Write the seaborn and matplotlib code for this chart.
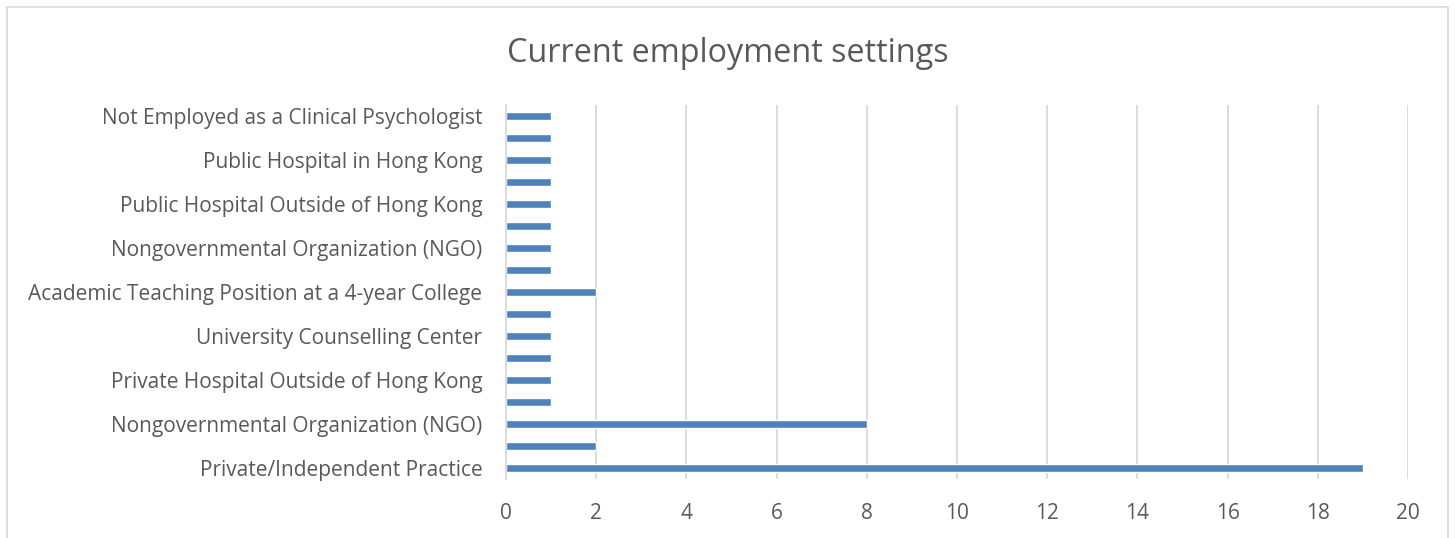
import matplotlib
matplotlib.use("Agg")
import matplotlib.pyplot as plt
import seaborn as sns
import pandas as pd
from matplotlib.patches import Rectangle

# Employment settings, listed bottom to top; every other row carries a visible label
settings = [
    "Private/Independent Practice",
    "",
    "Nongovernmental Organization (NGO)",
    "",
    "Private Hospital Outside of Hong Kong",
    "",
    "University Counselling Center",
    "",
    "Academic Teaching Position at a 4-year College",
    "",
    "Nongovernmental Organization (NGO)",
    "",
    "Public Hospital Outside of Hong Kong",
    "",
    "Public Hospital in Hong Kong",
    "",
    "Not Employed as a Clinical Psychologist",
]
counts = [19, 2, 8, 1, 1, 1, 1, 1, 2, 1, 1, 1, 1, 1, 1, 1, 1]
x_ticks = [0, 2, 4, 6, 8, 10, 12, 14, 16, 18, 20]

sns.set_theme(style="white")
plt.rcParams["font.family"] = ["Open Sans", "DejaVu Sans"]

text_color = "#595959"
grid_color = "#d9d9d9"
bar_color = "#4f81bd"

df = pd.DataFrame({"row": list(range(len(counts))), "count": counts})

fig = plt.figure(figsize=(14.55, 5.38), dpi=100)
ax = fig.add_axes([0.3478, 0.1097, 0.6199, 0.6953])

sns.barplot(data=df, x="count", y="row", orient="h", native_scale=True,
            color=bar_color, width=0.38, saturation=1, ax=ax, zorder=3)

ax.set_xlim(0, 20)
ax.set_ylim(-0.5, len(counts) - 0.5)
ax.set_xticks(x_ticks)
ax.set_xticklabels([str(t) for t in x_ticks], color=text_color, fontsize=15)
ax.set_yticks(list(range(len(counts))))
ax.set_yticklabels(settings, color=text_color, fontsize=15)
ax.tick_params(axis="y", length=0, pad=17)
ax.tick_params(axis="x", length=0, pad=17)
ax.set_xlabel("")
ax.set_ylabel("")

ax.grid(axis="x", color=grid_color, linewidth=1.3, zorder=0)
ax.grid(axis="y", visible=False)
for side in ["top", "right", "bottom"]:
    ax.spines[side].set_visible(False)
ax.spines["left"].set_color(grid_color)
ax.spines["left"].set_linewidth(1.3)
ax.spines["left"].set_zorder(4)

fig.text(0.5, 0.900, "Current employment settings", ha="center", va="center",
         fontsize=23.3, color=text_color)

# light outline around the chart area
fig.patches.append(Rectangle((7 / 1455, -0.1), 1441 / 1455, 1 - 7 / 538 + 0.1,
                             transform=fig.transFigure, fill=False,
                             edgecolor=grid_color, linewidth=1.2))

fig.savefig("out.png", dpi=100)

****************************************

** Aim **
Leave the pictures out and copy the rest of the data exactly.

** Result of this task **
Write the seaborn and matplotlib code for this chart.
import matplotlib
matplotlib.use("Agg")
import matplotlib.pyplot as plt
import seaborn as sns
import pandas as pd
from matplotlib.patches import Rectangle

# Employment settings, listed bottom to top; every other row carries a visible label
settings = [
    "Private/Independent Practice",
    "",
    "Nongovernmental Organization (NGO)",
    "",
    "Private Hospital Outside of Hong Kong",
    "",
    "University Counselling Center",
    "",
    "Academic Teaching Position at a 4-year College",
    "",
    "Nongovernmental Organization (NGO)",
    "",
    "Public Hospital Outside of Hong Kong",
    "",
    "Public Hospital in Hong Kong",
    "",
    "Not Employed as a Clinical Psychologist",
]
counts = [19, 2, 8, 1, 1, 1, 1, 1, 2, 1, 1, 1, 1, 1, 1, 1, 1]
x_ticks = [0, 2, 4, 6, 8, 10, 12, 14, 16, 18, 20]

sns.set_theme(style="white")
plt.rcParams["font.family"] = ["Open Sans", "DejaVu Sans"]

text_color = "#595959"
grid_color = "#d9d9d9"
bar_color = "#4f81bd"

df = pd.DataFrame({"row": list(range(len(counts))), "count": counts})

fig = plt.figure(figsize=(14.55, 5.38), dpi=100)
ax = fig.add_axes([0.3478, 0.1097, 0.6199, 0.6953])

sns.barplot(data=df, x="count", y="row", orient="h", native_scale=True,
            color=bar_color, width=0.38, saturation=1, ax=ax, zorder=3)

ax.set_xlim(0, 20)
ax.set_ylim(-0.5, len(counts) - 0.5)
ax.set_xticks(x_ticks)
ax.set_xticklabels([str(t) for t in x_ticks], color=text_color, fontsize=15)
ax.set_yticks(list(range(len(counts))))
ax.set_yticklabels(settings, color=text_color, fontsize=15)
ax.tick_params(axis="y", length=0, pad=17)
ax.tick_params(axis="x", length=0, pad=17)
ax.set_xlabel("")
ax.set_ylabel("")

ax.grid(axis="x", color=grid_color, linewidth=1.3, zorder=0)
ax.grid(axis="y", visible=False)
for side in ["top", "right", "bottom"]:
    ax.spines[side].set_visible(False)
ax.spines["left"].set_color(grid_color)
ax.spines["left"].set_linewidth(1.3)
ax.spines["left"].set_zorder(4)

fig.text(0.5, 0.900, "Current employment settings", ha="center", va="center",
         fontsize=23.3, color=text_color)

# light outline around the chart area
fig.patches.append(Rectangle((7 / 1455, -0.1), 1441 / 1455, 1 - 7 / 538 + 0.1,
                             transform=fig.transFigure, fill=False,
                             edgecolor=grid_color, linewidth=1.2))

fig.savefig("out.png", dpi=100)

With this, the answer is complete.